• Recorded data:
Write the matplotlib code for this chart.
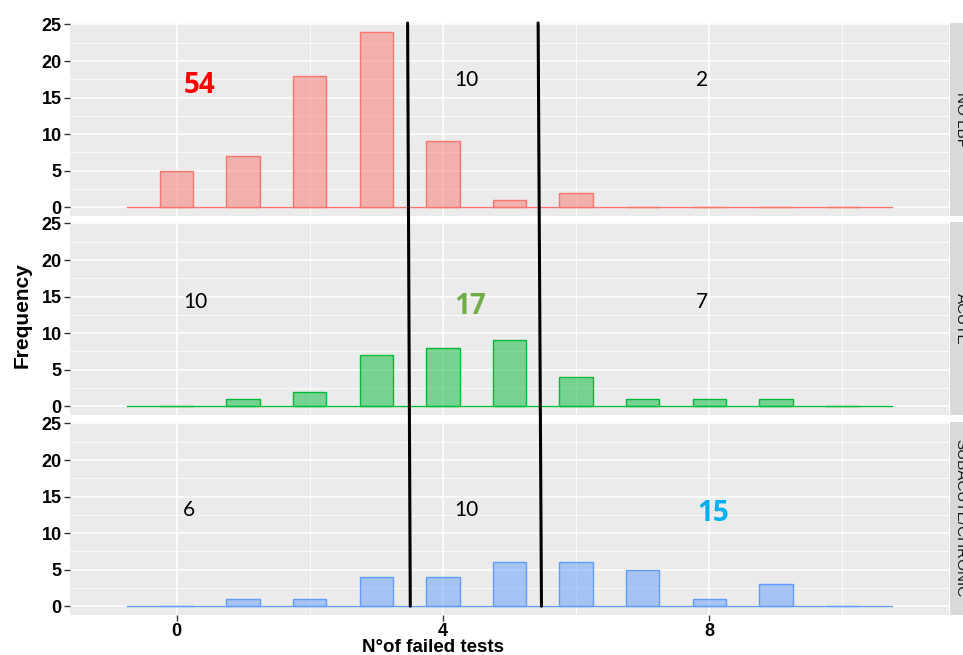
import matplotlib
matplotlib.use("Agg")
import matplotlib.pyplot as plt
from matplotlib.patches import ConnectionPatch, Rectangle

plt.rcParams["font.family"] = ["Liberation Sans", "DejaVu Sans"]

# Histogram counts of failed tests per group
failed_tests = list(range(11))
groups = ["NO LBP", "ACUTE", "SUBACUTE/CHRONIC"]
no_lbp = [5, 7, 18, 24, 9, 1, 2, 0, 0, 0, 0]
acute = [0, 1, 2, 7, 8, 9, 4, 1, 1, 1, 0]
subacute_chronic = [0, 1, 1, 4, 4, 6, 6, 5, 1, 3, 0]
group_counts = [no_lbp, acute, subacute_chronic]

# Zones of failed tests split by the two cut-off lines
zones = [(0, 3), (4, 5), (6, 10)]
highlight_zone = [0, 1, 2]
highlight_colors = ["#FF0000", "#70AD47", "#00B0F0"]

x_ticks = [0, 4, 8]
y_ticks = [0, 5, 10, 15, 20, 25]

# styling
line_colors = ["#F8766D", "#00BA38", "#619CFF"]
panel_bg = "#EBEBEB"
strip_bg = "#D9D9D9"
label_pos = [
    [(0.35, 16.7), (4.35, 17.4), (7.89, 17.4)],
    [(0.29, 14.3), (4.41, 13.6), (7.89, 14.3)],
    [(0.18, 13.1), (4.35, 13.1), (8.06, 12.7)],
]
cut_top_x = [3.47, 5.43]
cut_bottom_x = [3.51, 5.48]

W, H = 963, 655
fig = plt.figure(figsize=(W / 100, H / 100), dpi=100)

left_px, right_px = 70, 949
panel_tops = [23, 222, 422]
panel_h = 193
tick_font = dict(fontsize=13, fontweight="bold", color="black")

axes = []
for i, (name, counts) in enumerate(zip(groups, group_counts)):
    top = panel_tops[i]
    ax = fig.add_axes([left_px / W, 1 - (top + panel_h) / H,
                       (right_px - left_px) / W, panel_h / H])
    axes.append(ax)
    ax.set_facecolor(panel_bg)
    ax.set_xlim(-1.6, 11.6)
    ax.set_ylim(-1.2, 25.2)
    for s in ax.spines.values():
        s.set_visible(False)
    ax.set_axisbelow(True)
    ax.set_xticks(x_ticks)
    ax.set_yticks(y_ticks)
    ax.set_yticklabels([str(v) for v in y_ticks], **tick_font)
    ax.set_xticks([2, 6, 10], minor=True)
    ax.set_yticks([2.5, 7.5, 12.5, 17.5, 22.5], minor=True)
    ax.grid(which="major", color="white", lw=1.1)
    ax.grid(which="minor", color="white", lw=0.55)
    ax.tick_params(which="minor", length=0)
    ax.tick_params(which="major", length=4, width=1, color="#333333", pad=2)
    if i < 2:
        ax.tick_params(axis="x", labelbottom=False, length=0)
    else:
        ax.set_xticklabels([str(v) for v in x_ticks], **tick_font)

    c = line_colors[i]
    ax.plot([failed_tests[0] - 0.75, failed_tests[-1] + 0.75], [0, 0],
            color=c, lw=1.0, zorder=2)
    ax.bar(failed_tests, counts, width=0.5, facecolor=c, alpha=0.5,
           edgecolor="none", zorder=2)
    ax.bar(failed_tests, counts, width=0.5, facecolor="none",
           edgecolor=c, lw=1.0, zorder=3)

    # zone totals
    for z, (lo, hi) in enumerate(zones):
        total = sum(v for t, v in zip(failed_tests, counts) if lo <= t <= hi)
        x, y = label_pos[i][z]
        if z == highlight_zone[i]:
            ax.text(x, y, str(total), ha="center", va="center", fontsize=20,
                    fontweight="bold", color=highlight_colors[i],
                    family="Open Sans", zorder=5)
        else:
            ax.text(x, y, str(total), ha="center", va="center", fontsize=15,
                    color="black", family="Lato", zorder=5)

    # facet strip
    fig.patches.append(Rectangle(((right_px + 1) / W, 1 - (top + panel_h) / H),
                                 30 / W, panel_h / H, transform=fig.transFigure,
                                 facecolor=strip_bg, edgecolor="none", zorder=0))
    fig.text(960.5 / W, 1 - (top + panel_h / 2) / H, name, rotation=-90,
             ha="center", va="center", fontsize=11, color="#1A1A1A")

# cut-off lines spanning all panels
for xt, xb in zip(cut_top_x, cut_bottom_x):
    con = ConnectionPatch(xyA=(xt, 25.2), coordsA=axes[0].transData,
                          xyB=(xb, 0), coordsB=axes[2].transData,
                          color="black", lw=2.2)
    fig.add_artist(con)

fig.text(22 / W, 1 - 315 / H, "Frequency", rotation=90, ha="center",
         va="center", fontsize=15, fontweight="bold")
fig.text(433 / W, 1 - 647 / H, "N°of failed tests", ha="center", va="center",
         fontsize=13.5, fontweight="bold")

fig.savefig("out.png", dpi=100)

• Your task: Give again, word for word, every line from the top of the data above to the line holding "y_ticks = [0, 5, 10, 15, 20, 25]", inclusive, with the pictures left out.

• Solution to this problem:
Write the matplotlib code for this chart.
import matplotlib
matplotlib.use("Agg")
import matplotlib.pyplot as plt
from matplotlib.patches import ConnectionPatch, Rectangle

plt.rcParams["font.family"] = ["Liberation Sans", "DejaVu Sans"]

# Histogram counts of failed tests per group
failed_tests = list(range(11))
groups = ["NO LBP", "ACUTE", "SUBACUTE/CHRONIC"]
no_lbp = [5, 7, 18, 24, 9, 1, 2, 0, 0, 0, 0]
acute = [0, 1, 2, 7, 8, 9, 4, 1, 1, 1, 0]
subacute_chronic = [0, 1, 1, 4, 4, 6, 6, 5, 1, 3, 0]
group_counts = [no_lbp, acute, subacute_chronic]

# Zones of failed tests split by the two cut-off lines
zones = [(0, 3), (4, 5), (6, 10)]
highlight_zone = [0, 1, 2]
highlight_colors = ["#FF0000", "#70AD47", "#00B0F0"]

x_ticks = [0, 4, 8]
y_ticks = [0, 5, 10, 15, 20, 25]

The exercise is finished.